Stored data:

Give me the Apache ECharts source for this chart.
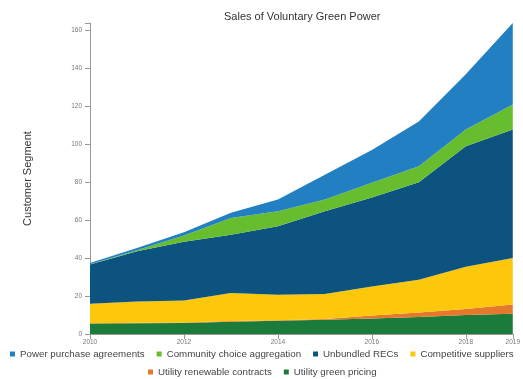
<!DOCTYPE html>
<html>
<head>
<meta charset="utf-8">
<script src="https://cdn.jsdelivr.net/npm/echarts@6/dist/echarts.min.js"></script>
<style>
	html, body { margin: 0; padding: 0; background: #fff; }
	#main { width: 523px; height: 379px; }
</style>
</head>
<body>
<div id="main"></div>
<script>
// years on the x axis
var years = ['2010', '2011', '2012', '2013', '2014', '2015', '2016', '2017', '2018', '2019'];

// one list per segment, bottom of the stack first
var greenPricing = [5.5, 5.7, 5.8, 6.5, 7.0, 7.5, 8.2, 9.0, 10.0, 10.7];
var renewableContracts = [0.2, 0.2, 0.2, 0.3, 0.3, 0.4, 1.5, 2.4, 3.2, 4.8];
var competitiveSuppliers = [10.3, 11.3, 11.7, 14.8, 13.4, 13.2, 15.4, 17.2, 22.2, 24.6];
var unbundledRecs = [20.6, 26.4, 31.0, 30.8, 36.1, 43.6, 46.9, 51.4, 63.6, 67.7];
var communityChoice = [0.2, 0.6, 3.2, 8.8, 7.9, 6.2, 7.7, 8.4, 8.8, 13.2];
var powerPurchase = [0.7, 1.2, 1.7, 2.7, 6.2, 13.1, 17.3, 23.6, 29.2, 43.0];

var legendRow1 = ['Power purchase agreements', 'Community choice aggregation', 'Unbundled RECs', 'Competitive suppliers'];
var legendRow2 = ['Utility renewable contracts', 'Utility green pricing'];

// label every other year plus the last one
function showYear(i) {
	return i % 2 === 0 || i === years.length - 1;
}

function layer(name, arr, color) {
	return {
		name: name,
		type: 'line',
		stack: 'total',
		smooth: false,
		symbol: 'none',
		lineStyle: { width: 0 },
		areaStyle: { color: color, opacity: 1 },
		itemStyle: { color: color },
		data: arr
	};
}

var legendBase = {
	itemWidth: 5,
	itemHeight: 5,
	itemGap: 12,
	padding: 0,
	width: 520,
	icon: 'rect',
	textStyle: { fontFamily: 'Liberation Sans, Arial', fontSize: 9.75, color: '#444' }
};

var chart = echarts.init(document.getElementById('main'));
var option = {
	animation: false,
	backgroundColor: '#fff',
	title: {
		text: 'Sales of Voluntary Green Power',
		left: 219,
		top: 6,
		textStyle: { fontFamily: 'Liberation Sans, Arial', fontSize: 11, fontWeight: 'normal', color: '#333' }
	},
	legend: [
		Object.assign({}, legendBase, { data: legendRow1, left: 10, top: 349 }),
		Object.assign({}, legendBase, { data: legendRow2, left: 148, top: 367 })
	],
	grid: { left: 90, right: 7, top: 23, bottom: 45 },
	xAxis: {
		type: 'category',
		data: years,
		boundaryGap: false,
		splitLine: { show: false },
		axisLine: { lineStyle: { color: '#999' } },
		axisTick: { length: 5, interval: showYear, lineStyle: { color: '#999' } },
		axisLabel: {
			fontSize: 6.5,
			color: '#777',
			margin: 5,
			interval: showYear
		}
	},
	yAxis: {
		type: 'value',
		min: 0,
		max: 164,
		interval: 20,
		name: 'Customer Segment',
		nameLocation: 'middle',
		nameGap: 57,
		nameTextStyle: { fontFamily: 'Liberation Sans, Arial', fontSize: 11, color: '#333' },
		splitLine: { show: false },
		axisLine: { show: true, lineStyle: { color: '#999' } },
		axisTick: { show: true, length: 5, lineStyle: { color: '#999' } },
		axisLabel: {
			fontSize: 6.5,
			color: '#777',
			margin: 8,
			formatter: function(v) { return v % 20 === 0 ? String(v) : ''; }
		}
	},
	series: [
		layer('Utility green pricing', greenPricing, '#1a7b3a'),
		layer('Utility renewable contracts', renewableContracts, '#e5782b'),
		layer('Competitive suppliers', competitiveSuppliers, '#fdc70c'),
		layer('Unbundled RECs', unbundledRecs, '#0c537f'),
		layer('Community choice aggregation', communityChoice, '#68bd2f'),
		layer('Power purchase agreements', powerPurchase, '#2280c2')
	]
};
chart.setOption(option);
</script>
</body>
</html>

Given exercise:
Return the material exactly as given, apart from the pictures.

Solution below:
Give me the Apache ECharts source for this chart.
<!DOCTYPE html>
<html>
<head>
<meta charset="utf-8">
<script src="https://cdn.jsdelivr.net/npm/echarts@6/dist/echarts.min.js"></script>
<style>
	html, body { margin: 0; padding: 0; background: #fff; }
	#main { width: 523px; height: 379px; }
</style>
</head>
<body>
<div id="main"></div>
<script>
// years on the x axis
var years = ['2010', '2011', '2012', '2013', '2014', '2015', '2016', '2017', '2018', '2019'];

// one list per segment, bottom of the stack first
var greenPricing = [5.5, 5.7, 5.8, 6.5, 7.0, 7.5, 8.2, 9.0, 10.0, 10.7];
var renewableContracts = [0.2, 0.2, 0.2, 0.3, 0.3, 0.4, 1.5, 2.4, 3.2, 4.8];
var competitiveSuppliers = [10.3, 11.3, 11.7, 14.8, 13.4, 13.2, 15.4, 17.2, 22.2, 24.6];
var unbundledRecs = [20.6, 26.4, 31.0, 30.8, 36.1, 43.6, 46.9, 51.4, 63.6, 67.7];
var communityChoice = [0.2, 0.6, 3.2, 8.8, 7.9, 6.2, 7.7, 8.4, 8.8, 13.2];
var powerPurchase = [0.7, 1.2, 1.7, 2.7, 6.2, 13.1, 17.3, 23.6, 29.2, 43.0];

var legendRow1 = ['Power purchase agreements', 'Community choice aggregation', 'Unbundled RECs', 'Competitive suppliers'];
var legendRow2 = ['Utility renewable contracts', 'Utility green pricing'];

// label every other year plus the last one
function showYear(i) {
	return i % 2 === 0 || i === years.length - 1;
}

function layer(name, arr, color) {
	return {
		name: name,
		type: 'line',
		stack: 'total',
		smooth: false,
		symbol: 'none',
		lineStyle: { width: 0 },
		areaStyle: { color: color, opacity: 1 },
		itemStyle: { color: color },
		data: arr
	};
}

var legendBase = {
	itemWidth: 5,
	itemHeight: 5,
	itemGap: 12,
	padding: 0,
	width: 520,
	icon: 'rect',
	textStyle: { fontFamily: 'Liberation Sans, Arial', fontSize: 9.75, color: '#444' }
};

var chart = echarts.init(document.getElementById('main'));
var option = {
	animation: false,
	backgroundColor: '#fff',
	title: {
		text: 'Sales of Voluntary Green Power',
		left: 219,
		top: 6,
		textStyle: { fontFamily: 'Liberation Sans, Arial', fontSize: 11, fontWeight: 'normal', color: '#333' }
	},
	legend: [
		Object.assign({}, legendBase, { data: legendRow1, left: 10, top: 349 }),
		Object.assign({}, legendBase, { data: legendRow2, left: 148, top: 367 })
	],
	grid: { left: 90, right: 7, top: 23, bottom: 45 },
	xAxis: {
		type: 'category',
		data: years,
		boundaryGap: false,
		splitLine: { show: false },
		axisLine: { lineStyle: { color: '#999' } },
		axisTick: { length: 5, interval: showYear, lineStyle: { color: '#999' } },
		axisLabel: {
			fontSize: 6.5,
			color: '#777',
			margin: 5,
			interval: showYear
		}
	},
	yAxis: {
		type: 'value',
		min: 0,
		max: 164,
		interval: 20,
		name: 'Customer Segment',
		nameLocation: 'middle',
		nameGap: 57,
		nameTextStyle: { fontFamily: 'Liberation Sans, Arial', fontSize: 11, color: '#333' },
		splitLine: { show: false },
		axisLine: { show: true, lineStyle: { color: '#999' } },
		axisTick: { show: true, length: 5, lineStyle: { color: '#999' } },
		axisLabel: {
			fontSize: 6.5,
			color: '#777',
			margin: 8,
			formatter: function(v) { return v % 20 === 0 ? String(v) : ''; }
		}
	},
	series: [
		layer('Utility green pricing', greenPricing, '#1a7b3a'),
		layer('Utility renewable contracts', renewableContracts, '#e5782b'),
		layer('Competitive suppliers', competitiveSuppliers, '#fdc70c'),
		layer('Unbundled RECs', unbundledRecs, '#0c537f'),
		layer('Community choice aggregation', communityChoice, '#68bd2f'),
		layer('Power purchase agreements', powerPurchase, '#2280c2')
	]
};
chart.setOption(option);
</script>
</body>
</html>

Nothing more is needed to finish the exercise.